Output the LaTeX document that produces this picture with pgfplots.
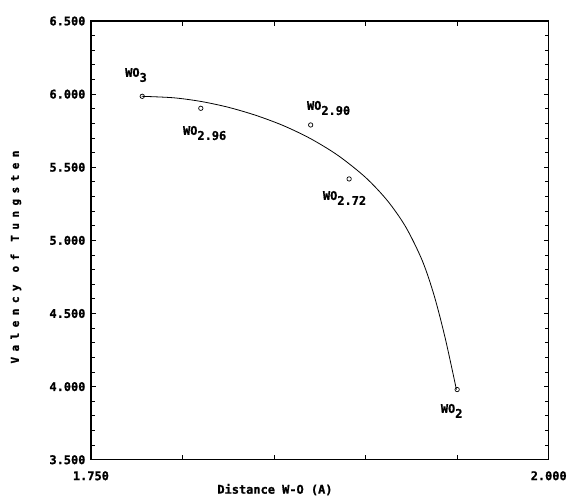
\documentclass[border=0pt]{standalone}
\usepackage{fontspec}
\setmainfont{DejaVu Sans Mono}[BoldFeatures={FakeBold=1.2}]
\newfontfamily\ylabfont{DejaVu Sans Mono}[LetterSpace=50, BoldFeatures={FakeBold=1.5}]
\usepackage{pgfplots}
\pgfplotsset{compat=1.18}
\newcommand{\lab}[2]{{\bfseries\fontsize{12}{12}\selectfont #1\raisebox{-5bp}{#2}}}
\begin{document}
\begin{tikzpicture}
\begin{axis}[
  scale only axis, width=458bp, height=439bp,
  xmin=1.75, xmax=2.0, ymin=3.5, ymax=6.5,
  xtick={1.75,1.8,1.85,1.9,1.95,2.0},
  xticklabels={1.750,,,,,2.000},
  ytick={3.5,4,4.5,5,5.5,6,6.5},
  yticklabels={3.500,4.000,4.500,5.000,5.500,6.000,6.500},
  minor y tick num=4,
  tick align=inside,
  major tick length=5bp, minor tick length=4bp,
  every tick/.style={black, line width=0.9pt},
  axis line style={line width=1.3pt},
  ticklabel style={font=\bfseries\fontsize{12}{12}\selectfont},
  /pgf/number format/assume math mode=true,
  xticklabel style={yshift=-8bp},
  yticklabel style={xshift=-2bp},
  xlabel={Distance W-O (A)},
  xlabel style={at={(axis description cs:0.402,-0.068)}, anchor=center, font=\bfseries\fontsize{12}{12}\selectfont},
  ylabel={\ylabfont\bfseries\fontsize{11}{11}\selectfont Valency of Tungsten},
  ylabel style={at={(axis description cs:-0.164,0.462)}, anchor=center},
  clip=false,
]
\addplot[black, line width=0.8pt, smooth, tension=0.5] coordinates {
  (1.7777,5.985) (1.795,5.975) (1.810,5.950) (1.825,5.910) (1.840,5.855)
  (1.855,5.785) (1.870,5.695) (1.885,5.580) (1.900,5.430) (1.912,5.270)
  (1.922,5.090) (1.931,4.860) (1.9375,4.620) (1.9435,4.330) (1.9496,3.980)
};
\addplot[only marks, mark=o, mark size=2.2bp, mark options={line width=0.7pt, black}] coordinates {
  (1.778,5.985) (1.810,5.903) (1.870,5.789) (1.891,5.42) (1.950,3.98)
};
\node[anchor=west, inner sep=0pt] at (axis cs:1.7686,6.131) {\lab{WO}{3}};
\node[anchor=west, inner sep=0pt] at (axis cs:1.8002,5.734) {\lab{WO}{2.96}};
\node[anchor=west, inner sep=0pt] at (axis cs:1.8679,5.905) {\lab{WO}{2.90}};
\node[anchor=west, inner sep=0pt] at (axis cs:1.8766,5.29) {\lab{WO}{2.72}};
\node[anchor=west, inner sep=0pt] at (axis cs:1.9410,3.834) {\lab{WO}{2}};
\end{axis}
\path ([shift={(-91bp,-36bp)}]current axis.south west) rectangle ([shift={(21bp,21bp)}]current axis.north east);
\end{tikzpicture}
\end{document}
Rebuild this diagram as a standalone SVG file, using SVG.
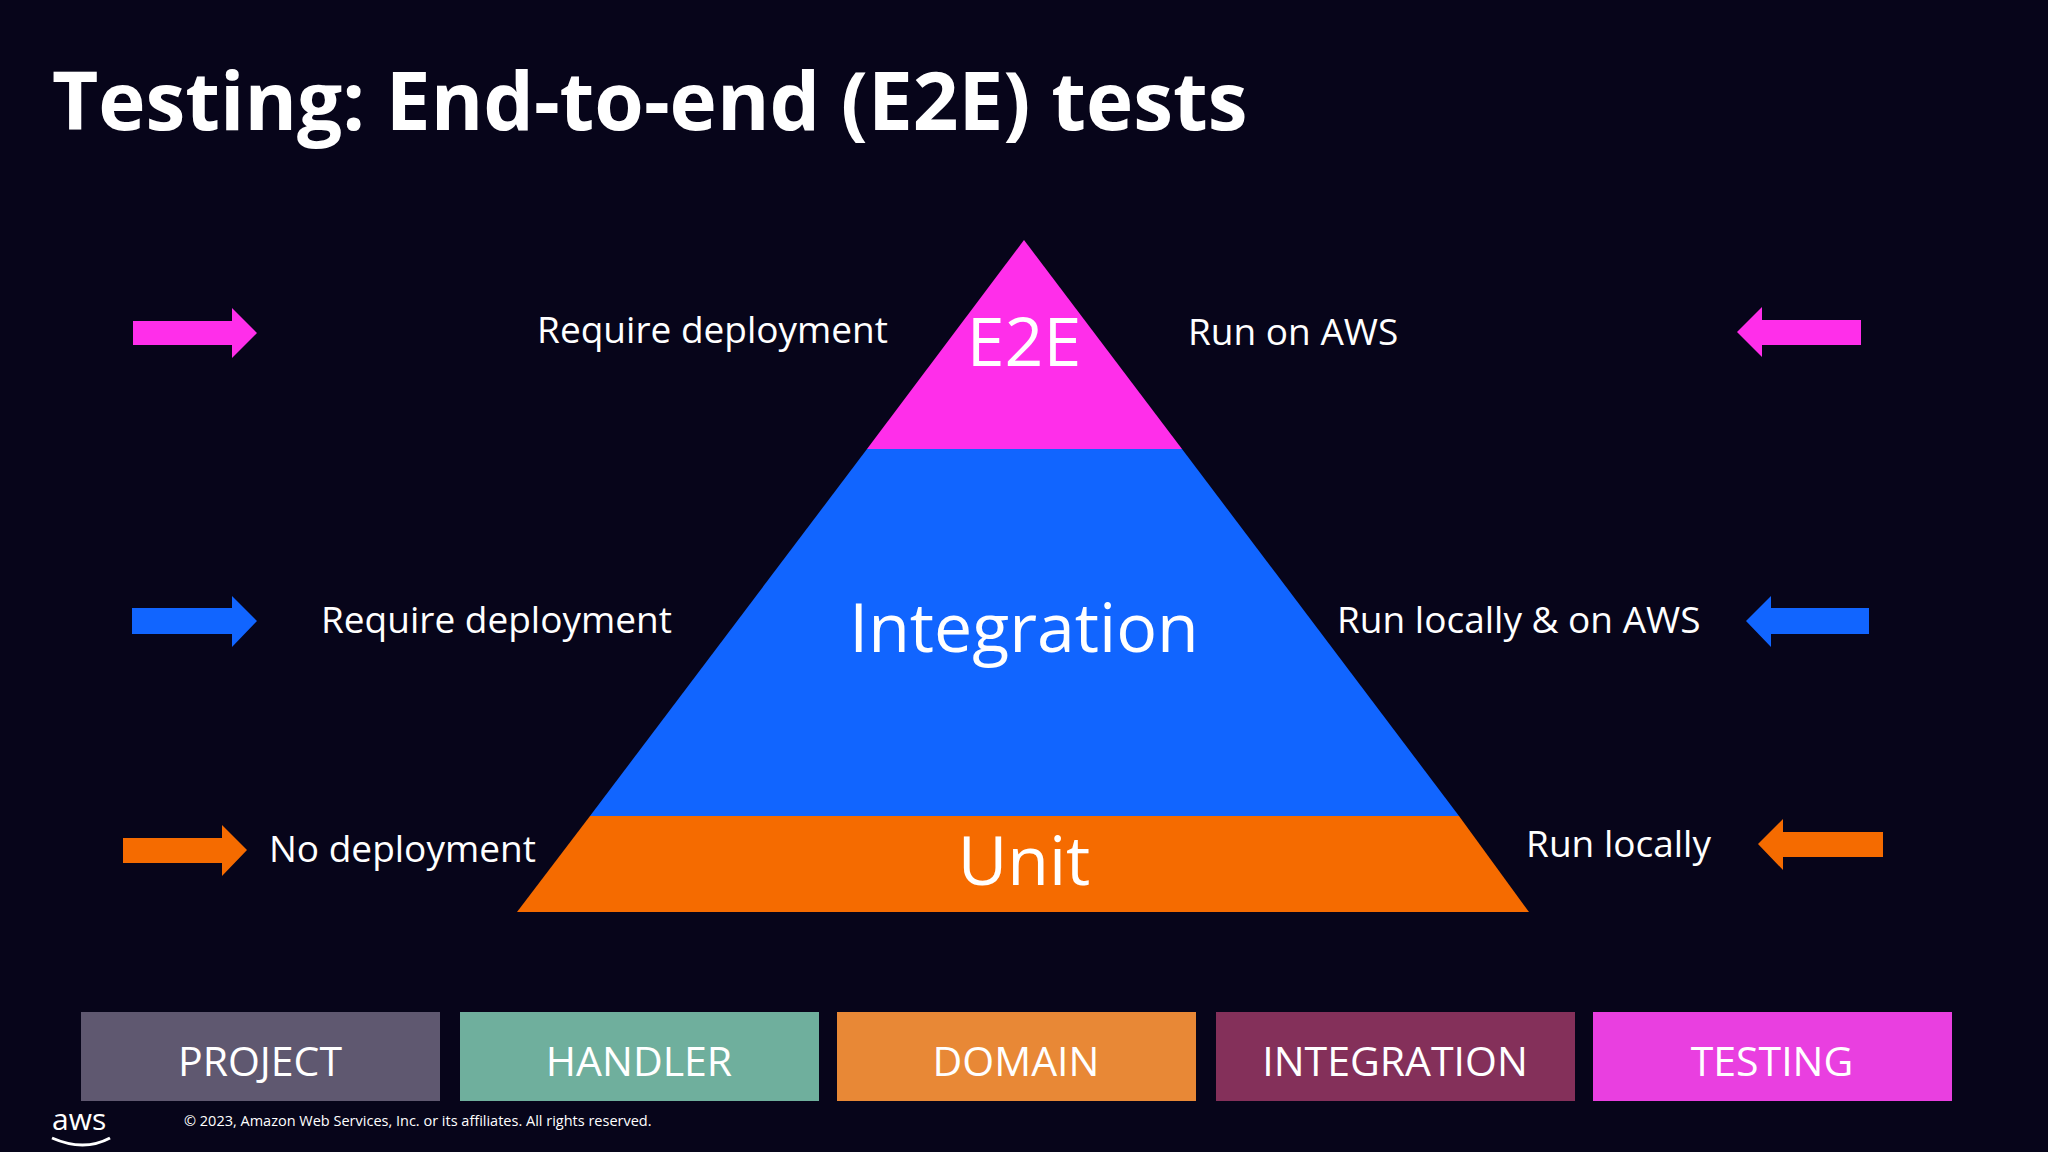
<svg xmlns="http://www.w3.org/2000/svg" width="2048" height="1152" viewBox="0 0 2048 1152">
<style>
.t{font-family:"Open Sans","Noto Sans",sans-serif;fill:#fff}
.lbl{font-size:37px}
.big{font-size:68px;text-anchor:middle}
.box{font-size:41px;text-anchor:middle}
</style>
<rect width="2048" height="1152" fill="#07051A"/>
<text class="t" x="52" y="130" font-size="80" font-weight="bold">Testing: End-to-end (E2E) tests</text>
<g id="pyramid">
<g id="e2e"><polygon points="1024,240 1182,449 867,449" fill="#FF2EEA"/><text class="t big" x="1024" y="366" font-size="64">E2E</text></g>
<g id="integration"><polygon points="867,449 1182,449 1459,816 590,816" fill="#1165FF"/><text class="t big" x="1024" y="652">Integration</text></g>
<g id="unit"><polygon points="590,816 1459,816 1529,912 517,912" fill="#F56B00"/><text class="t big" x="1024" y="885">Unit</text></g>
</g>
<g id="labels">
<text class="t lbl" x="888" y="343" text-anchor="end">Require deployment</text>
<text class="t lbl" x="1188" y="345">Run on AWS</text>
<text class="t lbl" x="321" y="633">Require deployment</text>
<text class="t lbl" x="1337" y="633">Run locally &amp; on AWS</text>
<text class="t lbl" x="269" y="862">No deployment</text>
<text class="t lbl" x="1711" y="857" text-anchor="end">Run locally</text>
</g>
<g id="connectors">
<polygon points="133,321 232,321 232,308 257,333 232,358 232,345 133,345" fill="#FF2EEA"/>
<polygon points="1861,320 1762,320 1762,307 1737,332 1762,357 1762,345 1861,345" fill="#FF2EEA"/>
<polygon points="132,608 232,608 232,596 257,621 232,647 232,634 132,634" fill="#1165FF"/>
<polygon points="1869,608 1771,608 1771,596 1746,621 1771,647 1771,634 1869,634" fill="#1165FF"/>
<polygon points="123,838 222,838 222,825 247,850 222,876 222,863 123,863" fill="#F56B00"/>
<polygon points="1883,832 1783,832 1783,819 1758,844 1783,870 1783,857 1883,857" fill="#F56B00"/>
</g>
<g id="bottom">
<g id="b1"><rect x="81" y="1012" width="359" height="89" fill="#5F5870"/><text class="t box" x="260" y="1076">PROJECT</text></g>
<g id="b2"><rect x="460" y="1012" width="359" height="89" fill="#6FAF9D"/><text class="t box" x="639" y="1076">HANDLER</text></g>
<g id="b3"><rect x="837" y="1012" width="359" height="89" fill="#E88836"/><text class="t box" x="1016" y="1076">DOMAIN</text></g>
<g id="b4"><rect x="1216" y="1012" width="359" height="89" fill="#84305A"/><text class="t box" x="1395" y="1076">INTEGRATION</text></g>
<g id="b5"><rect x="1593" y="1012" width="359" height="89" fill="#E93FE0"/><text class="t box" x="1772" y="1076">TESTING</text></g>
</g>
<text class="t" x="52" y="1130" font-size="30">aws</text>
<path d="M52,1138 Q84,1152 110,1138" stroke="#fff" stroke-width="3" fill="none"/>
<text class="t" x="184" y="1126" font-size="14.5">© 2023, Amazon Web Services, Inc. or its affiliates. All rights reserved.</text>
</svg>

■ Goal ■
Write out all the entries exactly, except for the pictures.

■ Answer in full ■
Output the LaTeX document that produces this picture with pgfplots.
\documentclass[border=0pt]{standalone}
\usepackage{fontspec}
\setmainfont{DejaVu Sans Mono}[BoldFeatures={FakeBold=1.2}]
\newfontfamily\ylabfont{DejaVu Sans Mono}[LetterSpace=50, BoldFeatures={FakeBold=1.5}]
\usepackage{pgfplots}
\pgfplotsset{compat=1.18}
\newcommand{\lab}[2]{{\bfseries\fontsize{12}{12}\selectfont #1\raisebox{-5bp}{#2}}}
\begin{document}
\begin{tikzpicture}
\begin{axis}[
  scale only axis, width=458bp, height=439bp,
  xmin=1.75, xmax=2.0, ymin=3.5, ymax=6.5,
  xtick={1.75,1.8,1.85,1.9,1.95,2.0},
  xticklabels={1.750,,,,,2.000},
  ytick={3.5,4,4.5,5,5.5,6,6.5},
  yticklabels={3.500,4.000,4.500,5.000,5.500,6.000,6.500},
  minor y tick num=4,
  tick align=inside,
  major tick length=5bp, minor tick length=4bp,
  every tick/.style={black, line width=0.9pt},
  axis line style={line width=1.3pt},
  ticklabel style={font=\bfseries\fontsize{12}{12}\selectfont},
  /pgf/number format/assume math mode=true,
  xticklabel style={yshift=-8bp},
  yticklabel style={xshift=-2bp},
  xlabel={Distance W-O (A)},
  xlabel style={at={(axis description cs:0.402,-0.068)}, anchor=center, font=\bfseries\fontsize{12}{12}\selectfont},
  ylabel={\ylabfont\bfseries\fontsize{11}{11}\selectfont Valency of Tungsten},
  ylabel style={at={(axis description cs:-0.164,0.462)}, anchor=center},
  clip=false,
]
\addplot[black, line width=0.8pt, smooth, tension=0.5] coordinates {
  (1.7777,5.985) (1.795,5.975) (1.810,5.950) (1.825,5.910) (1.840,5.855)
  (1.855,5.785) (1.870,5.695) (1.885,5.580) (1.900,5.430) (1.912,5.270)
  (1.922,5.090) (1.931,4.860) (1.9375,4.620) (1.9435,4.330) (1.9496,3.980)
};
\addplot[only marks, mark=o, mark size=2.2bp, mark options={line width=0.7pt, black}] coordinates {
  (1.778,5.985) (1.810,5.903) (1.870,5.789) (1.891,5.42) (1.950,3.98)
};
\node[anchor=west, inner sep=0pt] at (axis cs:1.7686,6.131) {\lab{WO}{3}};
\node[anchor=west, inner sep=0pt] at (axis cs:1.8002,5.734) {\lab{WO}{2.96}};
\node[anchor=west, inner sep=0pt] at (axis cs:1.8679,5.905) {\lab{WO}{2.90}};
\node[anchor=west, inner sep=0pt] at (axis cs:1.8766,5.29) {\lab{WO}{2.72}};
\node[anchor=west, inner sep=0pt] at (axis cs:1.9410,3.834) {\lab{WO}{2}};
\end{axis}
\path ([shift={(-91bp,-36bp)}]current axis.south west) rectangle ([shift={(21bp,21bp)}]current axis.north east);
\end{tikzpicture}
\end{document}
Rebuild this diagram as a standalone SVG file, using SVG.
<svg xmlns="http://www.w3.org/2000/svg" width="2048" height="1152" viewBox="0 0 2048 1152">
<style>
.t{font-family:"Open Sans","Noto Sans",sans-serif;fill:#fff}
.lbl{font-size:37px}
.big{font-size:68px;text-anchor:middle}
.box{font-size:41px;text-anchor:middle}
</style>
<rect width="2048" height="1152" fill="#07051A"/>
<text class="t" x="52" y="130" font-size="80" font-weight="bold">Testing: End-to-end (E2E) tests</text>
<g id="pyramid">
<g id="e2e"><polygon points="1024,240 1182,449 867,449" fill="#FF2EEA"/><text class="t big" x="1024" y="366" font-size="64">E2E</text></g>
<g id="integration"><polygon points="867,449 1182,449 1459,816 590,816" fill="#1165FF"/><text class="t big" x="1024" y="652">Integration</text></g>
<g id="unit"><polygon points="590,816 1459,816 1529,912 517,912" fill="#F56B00"/><text class="t big" x="1024" y="885">Unit</text></g>
</g>
<g id="labels">
<text class="t lbl" x="888" y="343" text-anchor="end">Require deployment</text>
<text class="t lbl" x="1188" y="345">Run on AWS</text>
<text class="t lbl" x="321" y="633">Require deployment</text>
<text class="t lbl" x="1337" y="633">Run locally &amp; on AWS</text>
<text class="t lbl" x="269" y="862">No deployment</text>
<text class="t lbl" x="1711" y="857" text-anchor="end">Run locally</text>
</g>
<g id="connectors">
<polygon points="133,321 232,321 232,308 257,333 232,358 232,345 133,345" fill="#FF2EEA"/>
<polygon points="1861,320 1762,320 1762,307 1737,332 1762,357 1762,345 1861,345" fill="#FF2EEA"/>
<polygon points="132,608 232,608 232,596 257,621 232,647 232,634 132,634" fill="#1165FF"/>
<polygon points="1869,608 1771,608 1771,596 1746,621 1771,647 1771,634 1869,634" fill="#1165FF"/>
<polygon points="123,838 222,838 222,825 247,850 222,876 222,863 123,863" fill="#F56B00"/>
<polygon points="1883,832 1783,832 1783,819 1758,844 1783,870 1783,857 1883,857" fill="#F56B00"/>
</g>
<g id="bottom">
<g id="b1"><rect x="81" y="1012" width="359" height="89" fill="#5F5870"/><text class="t box" x="260" y="1076">PROJECT</text></g>
<g id="b2"><rect x="460" y="1012" width="359" height="89" fill="#6FAF9D"/><text class="t box" x="639" y="1076">HANDLER</text></g>
<g id="b3"><rect x="837" y="1012" width="359" height="89" fill="#E88836"/><text class="t box" x="1016" y="1076">DOMAIN</text></g>
<g id="b4"><rect x="1216" y="1012" width="359" height="89" fill="#84305A"/><text class="t box" x="1395" y="1076">INTEGRATION</text></g>
<g id="b5"><rect x="1593" y="1012" width="359" height="89" fill="#E93FE0"/><text class="t box" x="1772" y="1076">TESTING</text></g>
</g>
<text class="t" x="52" y="1130" font-size="30">aws</text>
<path d="M52,1138 Q84,1152 110,1138" stroke="#fff" stroke-width="3" fill="none"/>
<text class="t" x="184" y="1126" font-size="14.5">© 2023, Amazon Web Services, Inc. or its affiliates. All rights reserved.</text>
</svg>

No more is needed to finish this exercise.